What is needed: Write out each line exactly as given. Leave the pictures out of your copy.

* * * * *

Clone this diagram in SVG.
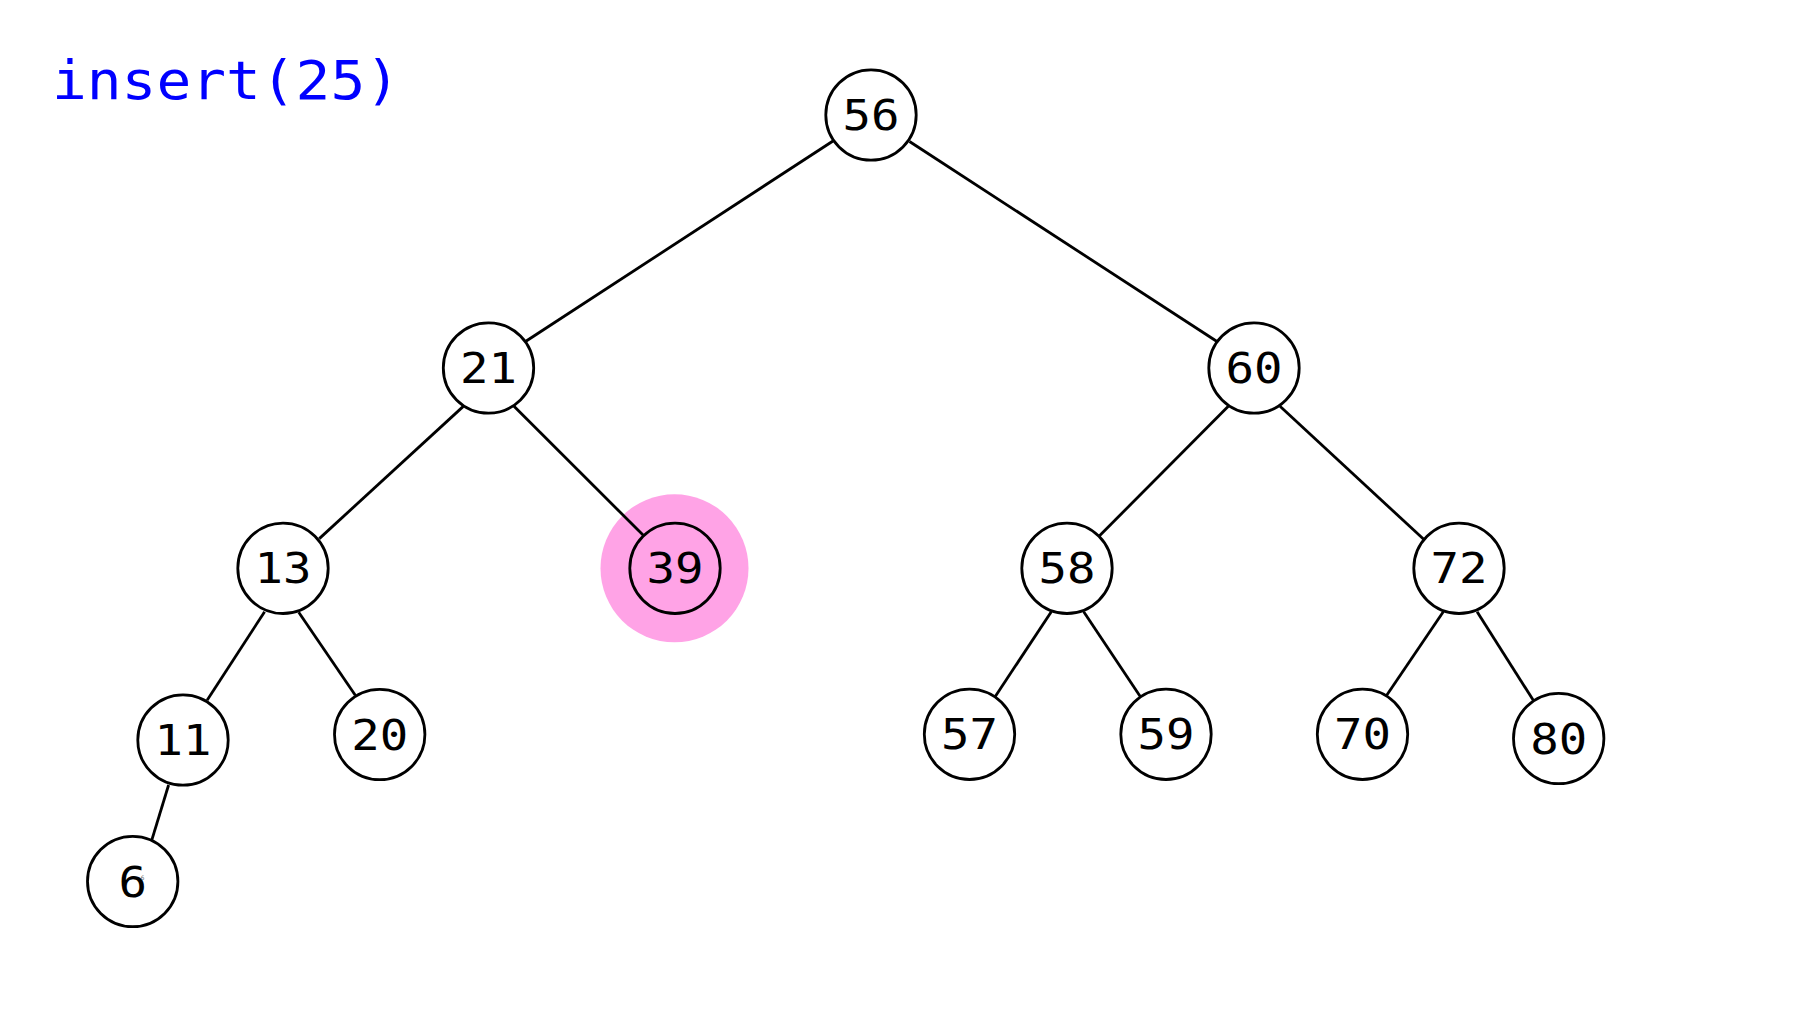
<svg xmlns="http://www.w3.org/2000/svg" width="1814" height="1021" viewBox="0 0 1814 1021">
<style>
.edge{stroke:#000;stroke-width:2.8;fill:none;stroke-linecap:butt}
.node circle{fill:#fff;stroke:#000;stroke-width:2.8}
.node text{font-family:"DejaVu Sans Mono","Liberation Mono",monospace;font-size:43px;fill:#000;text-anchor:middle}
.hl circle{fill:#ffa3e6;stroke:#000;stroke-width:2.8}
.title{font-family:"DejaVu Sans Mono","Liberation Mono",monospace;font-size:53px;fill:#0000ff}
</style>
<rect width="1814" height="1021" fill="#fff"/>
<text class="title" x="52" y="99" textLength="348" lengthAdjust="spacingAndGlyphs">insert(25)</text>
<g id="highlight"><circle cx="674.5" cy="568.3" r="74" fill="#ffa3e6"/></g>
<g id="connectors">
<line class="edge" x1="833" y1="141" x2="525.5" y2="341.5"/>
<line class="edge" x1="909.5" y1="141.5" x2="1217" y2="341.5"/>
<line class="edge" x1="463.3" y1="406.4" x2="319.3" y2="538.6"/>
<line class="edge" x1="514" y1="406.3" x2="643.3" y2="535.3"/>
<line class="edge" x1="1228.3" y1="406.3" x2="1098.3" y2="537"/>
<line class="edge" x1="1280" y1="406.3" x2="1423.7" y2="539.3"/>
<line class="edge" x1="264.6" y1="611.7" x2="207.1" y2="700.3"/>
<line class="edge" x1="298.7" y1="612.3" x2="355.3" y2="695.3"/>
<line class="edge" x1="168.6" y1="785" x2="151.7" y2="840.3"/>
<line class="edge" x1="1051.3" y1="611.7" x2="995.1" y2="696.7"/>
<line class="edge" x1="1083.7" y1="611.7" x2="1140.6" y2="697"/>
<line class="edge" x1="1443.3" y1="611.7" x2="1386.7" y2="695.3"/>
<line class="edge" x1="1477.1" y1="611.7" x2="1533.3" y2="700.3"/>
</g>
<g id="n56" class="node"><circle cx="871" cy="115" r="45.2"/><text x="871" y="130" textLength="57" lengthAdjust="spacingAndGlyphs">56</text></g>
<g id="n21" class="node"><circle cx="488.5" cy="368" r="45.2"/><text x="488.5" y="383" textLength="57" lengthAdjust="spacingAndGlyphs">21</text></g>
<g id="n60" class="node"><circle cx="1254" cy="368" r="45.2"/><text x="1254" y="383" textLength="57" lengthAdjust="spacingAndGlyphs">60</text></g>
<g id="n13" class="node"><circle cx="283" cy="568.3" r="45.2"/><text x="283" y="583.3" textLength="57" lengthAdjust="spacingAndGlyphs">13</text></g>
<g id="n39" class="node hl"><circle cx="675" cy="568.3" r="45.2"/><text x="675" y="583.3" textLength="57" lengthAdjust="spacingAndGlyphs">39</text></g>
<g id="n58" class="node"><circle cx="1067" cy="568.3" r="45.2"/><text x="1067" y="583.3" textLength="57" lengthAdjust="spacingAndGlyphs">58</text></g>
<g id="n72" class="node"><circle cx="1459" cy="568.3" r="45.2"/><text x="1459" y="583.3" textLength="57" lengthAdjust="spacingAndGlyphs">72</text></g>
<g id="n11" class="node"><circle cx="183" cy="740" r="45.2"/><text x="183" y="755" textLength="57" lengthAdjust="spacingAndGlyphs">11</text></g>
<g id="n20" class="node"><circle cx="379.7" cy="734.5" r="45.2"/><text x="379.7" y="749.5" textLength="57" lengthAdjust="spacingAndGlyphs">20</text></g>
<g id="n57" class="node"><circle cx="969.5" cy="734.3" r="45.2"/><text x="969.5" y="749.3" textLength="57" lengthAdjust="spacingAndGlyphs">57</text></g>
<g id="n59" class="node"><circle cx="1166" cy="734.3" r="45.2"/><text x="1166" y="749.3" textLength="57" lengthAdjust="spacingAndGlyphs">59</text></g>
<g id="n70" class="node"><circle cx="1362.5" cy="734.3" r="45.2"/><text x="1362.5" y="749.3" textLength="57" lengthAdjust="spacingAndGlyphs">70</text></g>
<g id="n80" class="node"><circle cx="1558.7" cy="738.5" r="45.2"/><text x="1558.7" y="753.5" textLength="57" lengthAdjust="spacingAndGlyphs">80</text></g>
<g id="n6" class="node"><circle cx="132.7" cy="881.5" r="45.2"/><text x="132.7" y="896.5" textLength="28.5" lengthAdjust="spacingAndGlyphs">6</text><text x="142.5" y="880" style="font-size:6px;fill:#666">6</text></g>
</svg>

* * * * *

Answer for this exercise:
Clone this diagram in SVG.
<svg xmlns="http://www.w3.org/2000/svg" width="1814" height="1021" viewBox="0 0 1814 1021">
<style>
.edge{stroke:#000;stroke-width:2.8;fill:none;stroke-linecap:butt}
.node circle{fill:#fff;stroke:#000;stroke-width:2.8}
.node text{font-family:"DejaVu Sans Mono","Liberation Mono",monospace;font-size:43px;fill:#000;text-anchor:middle}
.hl circle{fill:#ffa3e6;stroke:#000;stroke-width:2.8}
.title{font-family:"DejaVu Sans Mono","Liberation Mono",monospace;font-size:53px;fill:#0000ff}
</style>
<rect width="1814" height="1021" fill="#fff"/>
<text class="title" x="52" y="99" textLength="348" lengthAdjust="spacingAndGlyphs">insert(25)</text>
<g id="highlight"><circle cx="674.5" cy="568.3" r="74" fill="#ffa3e6"/></g>
<g id="connectors">
<line class="edge" x1="833" y1="141" x2="525.5" y2="341.5"/>
<line class="edge" x1="909.5" y1="141.5" x2="1217" y2="341.5"/>
<line class="edge" x1="463.3" y1="406.4" x2="319.3" y2="538.6"/>
<line class="edge" x1="514" y1="406.3" x2="643.3" y2="535.3"/>
<line class="edge" x1="1228.3" y1="406.3" x2="1098.3" y2="537"/>
<line class="edge" x1="1280" y1="406.3" x2="1423.7" y2="539.3"/>
<line class="edge" x1="264.6" y1="611.7" x2="207.1" y2="700.3"/>
<line class="edge" x1="298.7" y1="612.3" x2="355.3" y2="695.3"/>
<line class="edge" x1="168.6" y1="785" x2="151.7" y2="840.3"/>
<line class="edge" x1="1051.3" y1="611.7" x2="995.1" y2="696.7"/>
<line class="edge" x1="1083.7" y1="611.7" x2="1140.6" y2="697"/>
<line class="edge" x1="1443.3" y1="611.7" x2="1386.7" y2="695.3"/>
<line class="edge" x1="1477.1" y1="611.7" x2="1533.3" y2="700.3"/>
</g>
<g id="n56" class="node"><circle cx="871" cy="115" r="45.2"/><text x="871" y="130" textLength="57" lengthAdjust="spacingAndGlyphs">56</text></g>
<g id="n21" class="node"><circle cx="488.5" cy="368" r="45.2"/><text x="488.5" y="383" textLength="57" lengthAdjust="spacingAndGlyphs">21</text></g>
<g id="n60" class="node"><circle cx="1254" cy="368" r="45.2"/><text x="1254" y="383" textLength="57" lengthAdjust="spacingAndGlyphs">60</text></g>
<g id="n13" class="node"><circle cx="283" cy="568.3" r="45.2"/><text x="283" y="583.3" textLength="57" lengthAdjust="spacingAndGlyphs">13</text></g>
<g id="n39" class="node hl"><circle cx="675" cy="568.3" r="45.2"/><text x="675" y="583.3" textLength="57" lengthAdjust="spacingAndGlyphs">39</text></g>
<g id="n58" class="node"><circle cx="1067" cy="568.3" r="45.2"/><text x="1067" y="583.3" textLength="57" lengthAdjust="spacingAndGlyphs">58</text></g>
<g id="n72" class="node"><circle cx="1459" cy="568.3" r="45.2"/><text x="1459" y="583.3" textLength="57" lengthAdjust="spacingAndGlyphs">72</text></g>
<g id="n11" class="node"><circle cx="183" cy="740" r="45.2"/><text x="183" y="755" textLength="57" lengthAdjust="spacingAndGlyphs">11</text></g>
<g id="n20" class="node"><circle cx="379.7" cy="734.5" r="45.2"/><text x="379.7" y="749.5" textLength="57" lengthAdjust="spacingAndGlyphs">20</text></g>
<g id="n57" class="node"><circle cx="969.5" cy="734.3" r="45.2"/><text x="969.5" y="749.3" textLength="57" lengthAdjust="spacingAndGlyphs">57</text></g>
<g id="n59" class="node"><circle cx="1166" cy="734.3" r="45.2"/><text x="1166" y="749.3" textLength="57" lengthAdjust="spacingAndGlyphs">59</text></g>
<g id="n70" class="node"><circle cx="1362.5" cy="734.3" r="45.2"/><text x="1362.5" y="749.3" textLength="57" lengthAdjust="spacingAndGlyphs">70</text></g>
<g id="n80" class="node"><circle cx="1558.7" cy="738.5" r="45.2"/><text x="1558.7" y="753.5" textLength="57" lengthAdjust="spacingAndGlyphs">80</text></g>
<g id="n6" class="node"><circle cx="132.7" cy="881.5" r="45.2"/><text x="132.7" y="896.5" textLength="28.5" lengthAdjust="spacingAndGlyphs">6</text><text x="142.5" y="880" style="font-size:6px;fill:#666">6</text></g>
</svg>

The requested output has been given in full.